Task prompt: Repeat the material below exactly, with no pictures.
- - -
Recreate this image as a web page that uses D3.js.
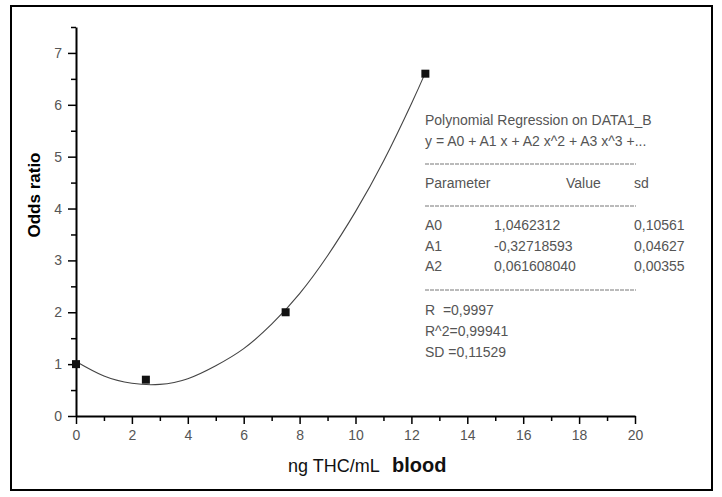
<!DOCTYPE html>
<html lang="en">
<head>
    <meta charset="UTF-8">
    <title>Odds ratio vs THC</title>
    <script src="https://cdnjs.cloudflare.com/ajax/libs/d3/7.8.5/d3.min.js"></script>
    <style>
        body { margin: 0; background: #fff; }
        text { font-family: "Liberation Sans", Arial, sans-serif; }
    </style>
</head>
<body>
<div id="chart"></div>
<script>
    // measured points
    const thcLevels = [0, 2.5, 7.5, 12.5]
    const oddsRatios = [1.0, 0.7, 2.0, 6.6]

    // fitted curve
    const fitX = [0, 1, 2, 3, 4, 5, 6, 7, 8, 9, 10, 11, 12, 12.5]
    const fitY = [1.05, 0.77, 0.63, 0.61, 0.72, 0.97, 1.3, 1.77, 2.36, 3.09, 3.94, 4.91, 6.02, 6.62]

    const xTicks = [0, 2, 4, 6, 8, 10, 12, 14, 16, 18, 20]
    const xMinor = [1, 3, 5, 7, 9, 11, 13, 15, 17, 19]
    const yTicks = [0, 1, 2, 3, 4, 5, 6, 7]
    const yMinor = [0.5, 1.5, 2.5, 3.5, 4.5, 5.5, 6.5, 7.5]

    // regression report
    const reportHead = ["Polynomial Regression on DATA1_B", "y = A0 + A1 x + A2 x^2 + A3 x^3 +..."]
    const paramNames = ["A0", "A1", "A2"]
    const paramValues = ["1,0462312", "-0,32718593", "0,061608040"]
    const paramSd = ["0,10561", "0,04627", "0,00355"]
    const fitStats = ["R  =0,9997", "R^2=0,99941", "SD =0,11529"]

    const W = 722, H = 497
    const plotL = 76, plotR = 635, plotT = 27, plotB = 416

    const svg = d3.select("#chart").append("svg").attr("width", W).attr("height", H)

    svg.append("rect").attr("x", 11).attr("y", 6).attr("width", 701).attr("height", 484)
        .attr("fill", "none").attr("stroke", "#000").attr("stroke-width", 2)

    const x = d3.scaleLinear().domain([0, 20]).range([plotL, plotR])
    const y = d3.scaleLinear().domain([0, 7.5]).range([plotB, plotT])

    const labelColor = "#555"

    // minor ticks first, then the major axis on top
    svg.append("g").attr("transform", `translate(0,${plotB})`)
        .call(d3.axisBottom(x).tickValues(xMinor).tickSize(5).tickFormat(""))
        .call(g => g.select(".domain").remove())
        .call(g => g.selectAll("line").attr("stroke-width", 1.5))
    svg.append("g").attr("transform", `translate(${plotL},0)`)
        .call(d3.axisLeft(y).tickValues(yMinor).tickSize(5).tickFormat(""))
        .call(g => g.select(".domain").remove())
        .call(g => g.selectAll("line").attr("stroke-width", 1.5))

    const xAxis = svg.append("g").attr("transform", `translate(0,${plotB})`)
        .call(d3.axisBottom(x).tickValues(xTicks).tickSize(8).tickSizeOuter(0).tickPadding(6).tickFormat(d3.format("d")))
    const yAxis = svg.append("g").attr("transform", `translate(${plotL},0)`)
        .call(d3.axisLeft(y).tickValues(yTicks).tickSize(8).tickSizeOuter(0).tickPadding(6).tickFormat(d3.format("d")))

    ;[xAxis, yAxis].forEach(g => {
        g.select(".domain").attr("stroke-width", 2)
        g.selectAll(".tick line").attr("stroke-width", 1.5)
        g.selectAll(".tick text").attr("font-size", 14).attr("fill", labelColor)
    })

    // axis titles
    svg.append("text").attr("transform", `translate(36,195) rotate(-90)`)
        .attr("text-anchor", "middle").attr("dominant-baseline", "middle")
        .attr("font-size", 17).attr("font-weight", "bold").text("Odds ratio")

    const xt = svg.append("text").attr("x", 288).attr("y", 472).attr("fill", "#111")
    xt.append("tspan").attr("font-size", 18).text("ng THC/mL ")
    xt.append("tspan").attr("dx", 8).attr("font-size", 20).attr("font-weight", "bold").text("blood")

    // fitted curve
    const line = d3.line().x((d, i) => x(fitX[i])).y(d => y(d)).curve(d3.curveNatural)
    svg.append("path").datum(fitY).attr("d", line)
        .attr("fill", "none").attr("stroke", "#444").attr("stroke-width", 1.1)

    // points
    const sz = 8
    svg.selectAll("rect.pt").data(oddsRatios).join("rect").attr("class", "pt")
        .attr("x", (d, i) => x(thcLevels[i]) - sz / 2)
        .attr("y", d => y(d) - sz / 2)
        .attr("width", sz).attr("height", sz).attr("fill", "#111")

    // regression report box
    const rep = svg.append("g").attr("font-size", 14).attr("fill", labelColor)
    const tx = 425
    reportHead.forEach((t, i) => rep.append("text").attr("x", tx).attr("y", 125 + i * 21).text(t))

    const dash = yy => rep.append("line").attr("x1", tx).attr("x2", 636).attr("y1", yy).attr("y2", yy)
        .attr("stroke", "#777").attr("stroke-width", 1).attr("stroke-dasharray", "4,1")
    dash(164)
    rep.append("text").attr("x", tx).attr("y", 188).text("Parameter")
    rep.append("text").attr("x", 566).attr("y", 188).text("Value")
    rep.append("text").attr("x", 634).attr("y", 188).text("sd")
    dash(206)
    paramNames.forEach((p, i) => {
        const yy = 230 + i * 20.5
        rep.append("text").attr("x", tx).attr("y", yy).text(p)
        rep.append("text").attr("x", 494).attr("y", yy).text(paramValues[i])
        rep.append("text").attr("x", 634).attr("y", yy).text(paramSd[i])
    })
    dash(290)
    fitStats.forEach((s, i) => rep.append("text").attr("x", tx).attr("y", 315 + i * 21)
        .attr("xml:space", "preserve").style("white-space", "pre").text(s))
</script>
</body>
</html>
- - -
Answer in full:
Recreate this image as a web page that uses D3.js.
<!DOCTYPE html>
<html lang="en">
<head>
    <meta charset="UTF-8">
    <title>Odds ratio vs THC</title>
    <script src="https://cdnjs.cloudflare.com/ajax/libs/d3/7.8.5/d3.min.js"></script>
    <style>
        body { margin: 0; background: #fff; }
        text { font-family: "Liberation Sans", Arial, sans-serif; }
    </style>
</head>
<body>
<div id="chart"></div>
<script>
    // measured points
    const thcLevels = [0, 2.5, 7.5, 12.5]
    const oddsRatios = [1.0, 0.7, 2.0, 6.6]

    // fitted curve
    const fitX = [0, 1, 2, 3, 4, 5, 6, 7, 8, 9, 10, 11, 12, 12.5]
    const fitY = [1.05, 0.77, 0.63, 0.61, 0.72, 0.97, 1.3, 1.77, 2.36, 3.09, 3.94, 4.91, 6.02, 6.62]

    const xTicks = [0, 2, 4, 6, 8, 10, 12, 14, 16, 18, 20]
    const xMinor = [1, 3, 5, 7, 9, 11, 13, 15, 17, 19]
    const yTicks = [0, 1, 2, 3, 4, 5, 6, 7]
    const yMinor = [0.5, 1.5, 2.5, 3.5, 4.5, 5.5, 6.5, 7.5]

    // regression report
    const reportHead = ["Polynomial Regression on DATA1_B", "y = A0 + A1 x + A2 x^2 + A3 x^3 +..."]
    const paramNames = ["A0", "A1", "A2"]
    const paramValues = ["1,0462312", "-0,32718593", "0,061608040"]
    const paramSd = ["0,10561", "0,04627", "0,00355"]
    const fitStats = ["R  =0,9997", "R^2=0,99941", "SD =0,11529"]

    const W = 722, H = 497
    const plotL = 76, plotR = 635, plotT = 27, plotB = 416

    const svg = d3.select("#chart").append("svg").attr("width", W).attr("height", H)

    svg.append("rect").attr("x", 11).attr("y", 6).attr("width", 701).attr("height", 484)
        .attr("fill", "none").attr("stroke", "#000").attr("stroke-width", 2)

    const x = d3.scaleLinear().domain([0, 20]).range([plotL, plotR])
    const y = d3.scaleLinear().domain([0, 7.5]).range([plotB, plotT])

    const labelColor = "#555"

    // minor ticks first, then the major axis on top
    svg.append("g").attr("transform", `translate(0,${plotB})`)
        .call(d3.axisBottom(x).tickValues(xMinor).tickSize(5).tickFormat(""))
        .call(g => g.select(".domain").remove())
        .call(g => g.selectAll("line").attr("stroke-width", 1.5))
    svg.append("g").attr("transform", `translate(${plotL},0)`)
        .call(d3.axisLeft(y).tickValues(yMinor).tickSize(5).tickFormat(""))
        .call(g => g.select(".domain").remove())
        .call(g => g.selectAll("line").attr("stroke-width", 1.5))

    const xAxis = svg.append("g").attr("transform", `translate(0,${plotB})`)
        .call(d3.axisBottom(x).tickValues(xTicks).tickSize(8).tickSizeOuter(0).tickPadding(6).tickFormat(d3.format("d")))
    const yAxis = svg.append("g").attr("transform", `translate(${plotL},0)`)
        .call(d3.axisLeft(y).tickValues(yTicks).tickSize(8).tickSizeOuter(0).tickPadding(6).tickFormat(d3.format("d")))

    ;[xAxis, yAxis].forEach(g => {
        g.select(".domain").attr("stroke-width", 2)
        g.selectAll(".tick line").attr("stroke-width", 1.5)
        g.selectAll(".tick text").attr("font-size", 14).attr("fill", labelColor)
    })

    // axis titles
    svg.append("text").attr("transform", `translate(36,195) rotate(-90)`)
        .attr("text-anchor", "middle").attr("dominant-baseline", "middle")
        .attr("font-size", 17).attr("font-weight", "bold").text("Odds ratio")

    const xt = svg.append("text").attr("x", 288).attr("y", 472).attr("fill", "#111")
    xt.append("tspan").attr("font-size", 18).text("ng THC/mL ")
    xt.append("tspan").attr("dx", 8).attr("font-size", 20).attr("font-weight", "bold").text("blood")

    // fitted curve
    const line = d3.line().x((d, i) => x(fitX[i])).y(d => y(d)).curve(d3.curveNatural)
    svg.append("path").datum(fitY).attr("d", line)
        .attr("fill", "none").attr("stroke", "#444").attr("stroke-width", 1.1)

    // points
    const sz = 8
    svg.selectAll("rect.pt").data(oddsRatios).join("rect").attr("class", "pt")
        .attr("x", (d, i) => x(thcLevels[i]) - sz / 2)
        .attr("y", d => y(d) - sz / 2)
        .attr("width", sz).attr("height", sz).attr("fill", "#111")

    // regression report box
    const rep = svg.append("g").attr("font-size", 14).attr("fill", labelColor)
    const tx = 425
    reportHead.forEach((t, i) => rep.append("text").attr("x", tx).attr("y", 125 + i * 21).text(t))

    const dash = yy => rep.append("line").attr("x1", tx).attr("x2", 636).attr("y1", yy).attr("y2", yy)
        .attr("stroke", "#777").attr("stroke-width", 1).attr("stroke-dasharray", "4,1")
    dash(164)
    rep.append("text").attr("x", tx).attr("y", 188).text("Parameter")
    rep.append("text").attr("x", 566).attr("y", 188).text("Value")
    rep.append("text").attr("x", 634).attr("y", 188).text("sd")
    dash(206)
    paramNames.forEach((p, i) => {
        const yy = 230 + i * 20.5
        rep.append("text").attr("x", tx).attr("y", yy).text(p)
        rep.append("text").attr("x", 494).attr("y", yy).text(paramValues[i])
        rep.append("text").attr("x", 634).attr("y", yy).text(paramSd[i])
    })
    dash(290)
    fitStats.forEach((s, i) => rep.append("text").attr("x", tx).attr("y", 315 + i * 21)
        .attr("xml:space", "preserve").style("white-space", "pre").text(s))
</script>
</body>
</html>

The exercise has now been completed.